* **Work instructions**
Repeat the span of the entries below that starts at the line with "Give me the Plotly source for this chart." and ends at the line with "import plotly.graph_objects as go", nothing more. Skip the pictures.

* **Record set**
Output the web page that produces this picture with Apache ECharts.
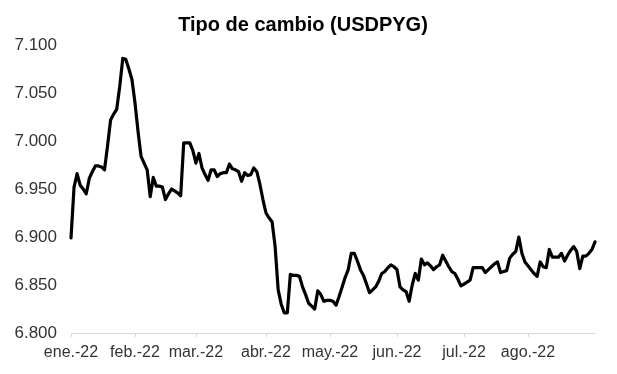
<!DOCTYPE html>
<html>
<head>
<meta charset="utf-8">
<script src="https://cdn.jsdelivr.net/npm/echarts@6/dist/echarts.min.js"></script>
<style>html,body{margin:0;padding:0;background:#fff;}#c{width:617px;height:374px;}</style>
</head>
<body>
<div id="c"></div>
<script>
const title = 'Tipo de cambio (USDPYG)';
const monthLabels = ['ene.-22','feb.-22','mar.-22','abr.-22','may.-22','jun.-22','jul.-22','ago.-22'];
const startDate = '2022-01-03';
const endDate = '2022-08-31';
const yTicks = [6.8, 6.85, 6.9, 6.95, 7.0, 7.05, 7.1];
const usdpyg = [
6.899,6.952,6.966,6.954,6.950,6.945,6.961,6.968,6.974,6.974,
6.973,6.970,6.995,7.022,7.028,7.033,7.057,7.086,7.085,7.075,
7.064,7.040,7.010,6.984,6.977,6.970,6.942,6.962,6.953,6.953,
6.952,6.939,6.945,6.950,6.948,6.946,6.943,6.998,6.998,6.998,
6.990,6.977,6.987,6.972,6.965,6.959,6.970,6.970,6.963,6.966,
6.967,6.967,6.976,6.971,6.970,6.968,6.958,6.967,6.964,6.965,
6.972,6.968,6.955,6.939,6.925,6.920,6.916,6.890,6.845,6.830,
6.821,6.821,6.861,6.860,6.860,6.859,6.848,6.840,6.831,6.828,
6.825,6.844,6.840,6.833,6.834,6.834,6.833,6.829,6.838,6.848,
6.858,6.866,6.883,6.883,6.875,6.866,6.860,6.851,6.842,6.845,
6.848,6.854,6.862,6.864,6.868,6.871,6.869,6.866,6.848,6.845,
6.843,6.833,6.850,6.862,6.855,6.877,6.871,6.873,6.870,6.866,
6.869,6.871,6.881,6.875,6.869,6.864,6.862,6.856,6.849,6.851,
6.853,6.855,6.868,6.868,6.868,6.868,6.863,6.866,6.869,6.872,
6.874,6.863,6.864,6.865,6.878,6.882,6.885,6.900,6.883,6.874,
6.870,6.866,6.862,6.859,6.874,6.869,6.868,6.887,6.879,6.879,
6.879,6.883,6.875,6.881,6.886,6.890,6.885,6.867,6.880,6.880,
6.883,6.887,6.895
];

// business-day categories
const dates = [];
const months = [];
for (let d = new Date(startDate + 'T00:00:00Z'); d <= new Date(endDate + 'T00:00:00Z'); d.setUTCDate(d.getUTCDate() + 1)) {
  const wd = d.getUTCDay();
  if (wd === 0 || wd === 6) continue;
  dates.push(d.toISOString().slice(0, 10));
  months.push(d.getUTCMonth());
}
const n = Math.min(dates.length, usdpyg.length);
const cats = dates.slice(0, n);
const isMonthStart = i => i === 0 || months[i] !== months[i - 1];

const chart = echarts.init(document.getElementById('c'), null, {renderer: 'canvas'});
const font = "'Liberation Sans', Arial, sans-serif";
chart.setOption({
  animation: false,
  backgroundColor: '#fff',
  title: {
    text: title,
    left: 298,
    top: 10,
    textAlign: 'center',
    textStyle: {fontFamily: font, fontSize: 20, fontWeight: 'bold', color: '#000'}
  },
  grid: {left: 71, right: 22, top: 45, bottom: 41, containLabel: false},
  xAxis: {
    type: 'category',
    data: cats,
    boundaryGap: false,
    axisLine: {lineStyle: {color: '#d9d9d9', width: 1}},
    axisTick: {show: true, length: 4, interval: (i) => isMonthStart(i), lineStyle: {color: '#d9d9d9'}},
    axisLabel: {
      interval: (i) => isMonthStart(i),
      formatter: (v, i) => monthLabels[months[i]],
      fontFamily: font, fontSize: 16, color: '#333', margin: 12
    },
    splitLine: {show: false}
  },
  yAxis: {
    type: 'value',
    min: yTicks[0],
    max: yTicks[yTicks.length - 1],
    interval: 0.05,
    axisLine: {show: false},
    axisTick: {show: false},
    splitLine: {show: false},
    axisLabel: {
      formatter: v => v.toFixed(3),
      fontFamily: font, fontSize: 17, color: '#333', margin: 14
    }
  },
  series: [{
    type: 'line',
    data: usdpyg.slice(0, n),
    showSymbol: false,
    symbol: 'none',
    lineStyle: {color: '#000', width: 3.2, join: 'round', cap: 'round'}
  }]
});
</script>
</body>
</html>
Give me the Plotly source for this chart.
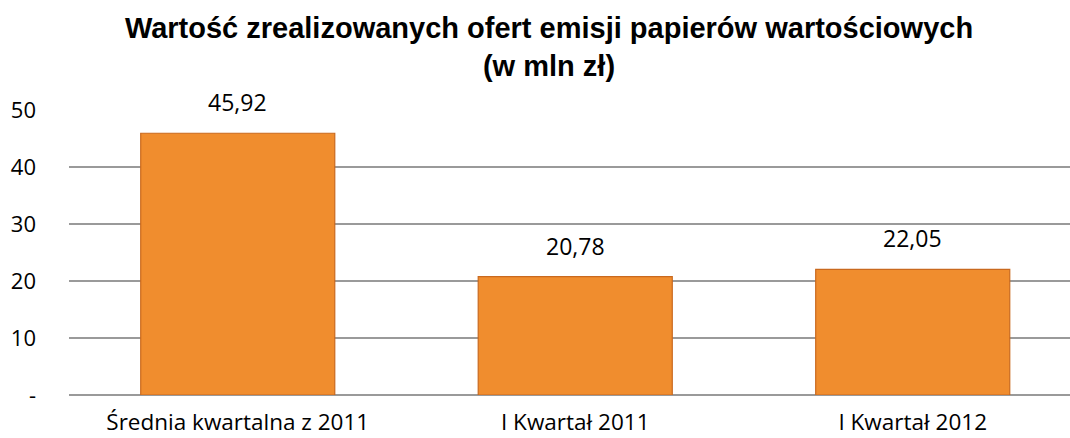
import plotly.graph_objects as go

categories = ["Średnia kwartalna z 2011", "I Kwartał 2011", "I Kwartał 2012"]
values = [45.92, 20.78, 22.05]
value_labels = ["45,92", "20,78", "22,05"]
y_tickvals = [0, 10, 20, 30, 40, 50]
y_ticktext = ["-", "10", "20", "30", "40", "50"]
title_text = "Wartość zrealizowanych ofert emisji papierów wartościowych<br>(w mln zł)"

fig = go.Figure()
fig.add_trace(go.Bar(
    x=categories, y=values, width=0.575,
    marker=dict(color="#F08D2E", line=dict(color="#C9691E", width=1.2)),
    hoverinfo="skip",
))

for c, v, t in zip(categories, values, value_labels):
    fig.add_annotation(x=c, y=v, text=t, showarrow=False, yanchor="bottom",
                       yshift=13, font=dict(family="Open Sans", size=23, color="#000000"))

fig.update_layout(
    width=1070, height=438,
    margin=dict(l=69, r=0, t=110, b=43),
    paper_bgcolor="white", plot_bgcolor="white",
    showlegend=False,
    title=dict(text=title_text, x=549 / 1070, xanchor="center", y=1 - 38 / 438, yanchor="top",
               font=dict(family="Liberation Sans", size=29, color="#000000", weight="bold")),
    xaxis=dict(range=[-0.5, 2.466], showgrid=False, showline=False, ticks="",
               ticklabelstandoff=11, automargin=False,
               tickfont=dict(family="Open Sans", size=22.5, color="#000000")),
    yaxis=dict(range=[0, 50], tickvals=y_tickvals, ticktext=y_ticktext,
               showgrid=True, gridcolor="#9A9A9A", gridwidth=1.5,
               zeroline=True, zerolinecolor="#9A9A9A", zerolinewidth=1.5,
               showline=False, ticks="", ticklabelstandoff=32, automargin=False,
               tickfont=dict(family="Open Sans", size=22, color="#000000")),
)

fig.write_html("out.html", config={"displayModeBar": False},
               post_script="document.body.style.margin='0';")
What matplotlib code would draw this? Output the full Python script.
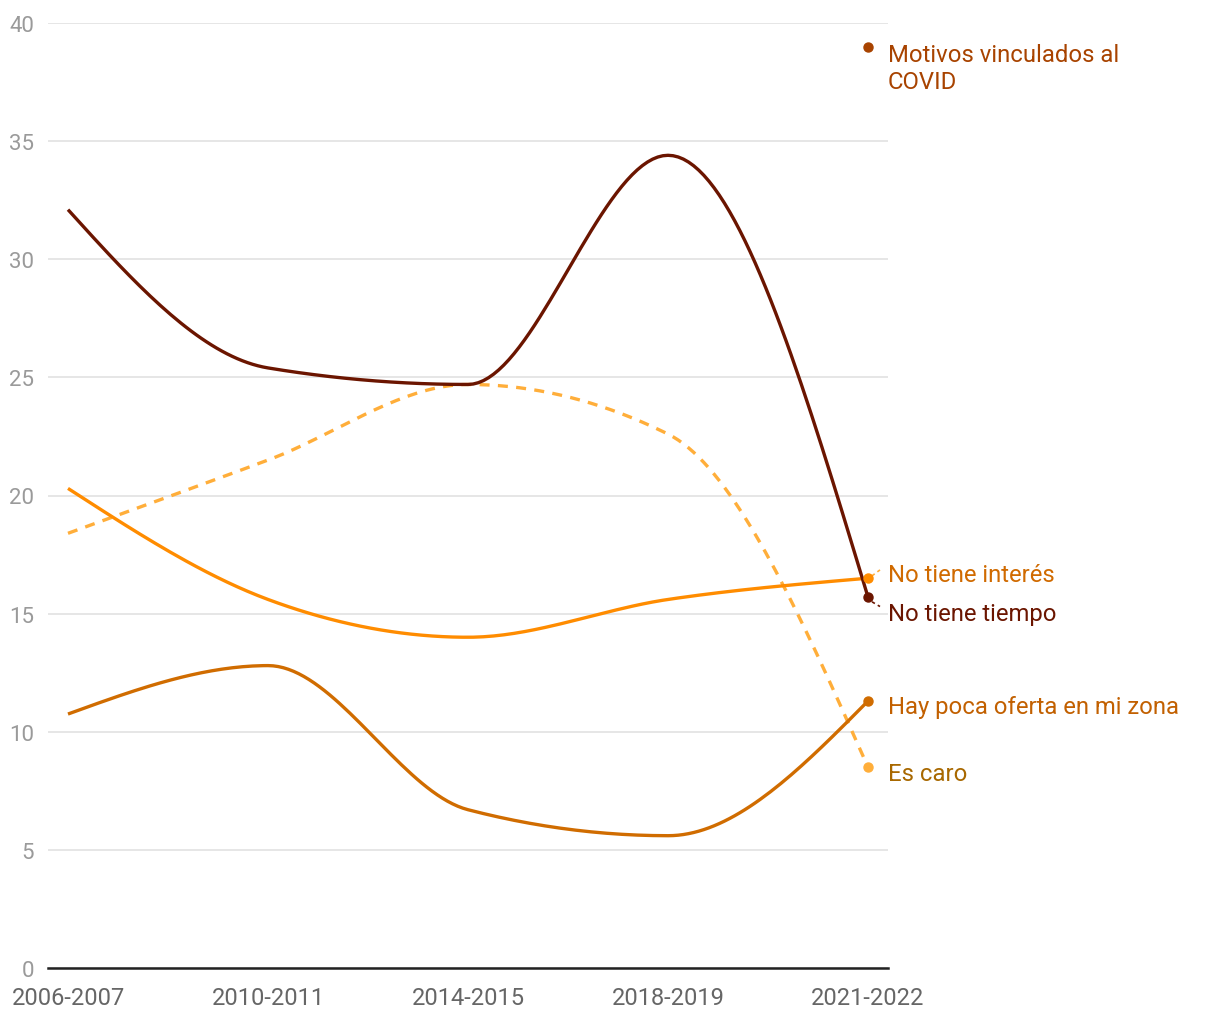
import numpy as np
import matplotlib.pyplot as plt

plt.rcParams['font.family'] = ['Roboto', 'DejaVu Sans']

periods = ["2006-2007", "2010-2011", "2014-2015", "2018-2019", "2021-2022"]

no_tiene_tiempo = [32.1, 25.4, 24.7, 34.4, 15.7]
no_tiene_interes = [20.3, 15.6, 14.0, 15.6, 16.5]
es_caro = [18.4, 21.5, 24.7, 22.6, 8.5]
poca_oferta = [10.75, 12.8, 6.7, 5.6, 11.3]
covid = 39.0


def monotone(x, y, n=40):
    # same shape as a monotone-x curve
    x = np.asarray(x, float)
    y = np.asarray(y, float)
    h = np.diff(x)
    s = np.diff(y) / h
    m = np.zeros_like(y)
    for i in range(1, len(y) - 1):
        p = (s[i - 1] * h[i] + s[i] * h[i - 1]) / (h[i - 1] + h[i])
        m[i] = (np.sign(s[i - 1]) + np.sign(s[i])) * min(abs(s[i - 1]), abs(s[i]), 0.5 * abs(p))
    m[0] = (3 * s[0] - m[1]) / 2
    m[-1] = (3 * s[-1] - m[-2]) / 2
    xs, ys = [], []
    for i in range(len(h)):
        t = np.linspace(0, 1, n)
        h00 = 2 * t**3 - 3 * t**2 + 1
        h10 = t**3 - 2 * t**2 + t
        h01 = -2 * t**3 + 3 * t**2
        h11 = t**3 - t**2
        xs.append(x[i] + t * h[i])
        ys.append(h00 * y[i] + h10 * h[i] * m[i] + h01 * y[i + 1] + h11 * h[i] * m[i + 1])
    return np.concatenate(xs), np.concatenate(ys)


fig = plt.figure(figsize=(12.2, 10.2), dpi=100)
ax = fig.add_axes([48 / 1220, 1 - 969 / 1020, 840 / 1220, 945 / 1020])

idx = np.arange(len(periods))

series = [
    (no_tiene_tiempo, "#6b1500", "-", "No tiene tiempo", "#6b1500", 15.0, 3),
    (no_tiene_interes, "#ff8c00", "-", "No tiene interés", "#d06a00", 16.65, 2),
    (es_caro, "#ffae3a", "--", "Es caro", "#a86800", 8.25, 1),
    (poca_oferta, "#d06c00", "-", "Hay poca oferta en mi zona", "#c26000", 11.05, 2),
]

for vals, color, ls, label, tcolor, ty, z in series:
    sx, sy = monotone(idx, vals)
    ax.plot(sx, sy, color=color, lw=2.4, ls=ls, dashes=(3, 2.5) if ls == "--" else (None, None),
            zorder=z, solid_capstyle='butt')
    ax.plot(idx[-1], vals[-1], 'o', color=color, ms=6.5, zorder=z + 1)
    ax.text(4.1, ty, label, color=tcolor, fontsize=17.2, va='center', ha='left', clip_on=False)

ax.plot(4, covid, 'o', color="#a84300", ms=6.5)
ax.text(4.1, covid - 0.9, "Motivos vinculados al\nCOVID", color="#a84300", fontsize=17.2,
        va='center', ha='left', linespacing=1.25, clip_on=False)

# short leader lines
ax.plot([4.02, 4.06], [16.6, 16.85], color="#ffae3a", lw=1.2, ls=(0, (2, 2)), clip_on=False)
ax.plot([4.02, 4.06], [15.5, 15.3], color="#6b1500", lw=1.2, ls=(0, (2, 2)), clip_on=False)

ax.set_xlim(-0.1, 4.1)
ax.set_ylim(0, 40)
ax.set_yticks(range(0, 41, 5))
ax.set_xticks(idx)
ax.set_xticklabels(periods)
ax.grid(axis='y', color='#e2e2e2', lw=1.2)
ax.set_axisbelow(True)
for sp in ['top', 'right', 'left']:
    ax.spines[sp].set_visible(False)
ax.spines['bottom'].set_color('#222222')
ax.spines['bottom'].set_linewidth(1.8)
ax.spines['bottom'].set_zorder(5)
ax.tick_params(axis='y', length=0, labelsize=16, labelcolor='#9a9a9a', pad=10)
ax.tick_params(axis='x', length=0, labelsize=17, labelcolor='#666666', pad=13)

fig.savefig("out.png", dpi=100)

* **Finished exercise**
Give me the Plotly source for this chart.
import plotly.graph_objects as go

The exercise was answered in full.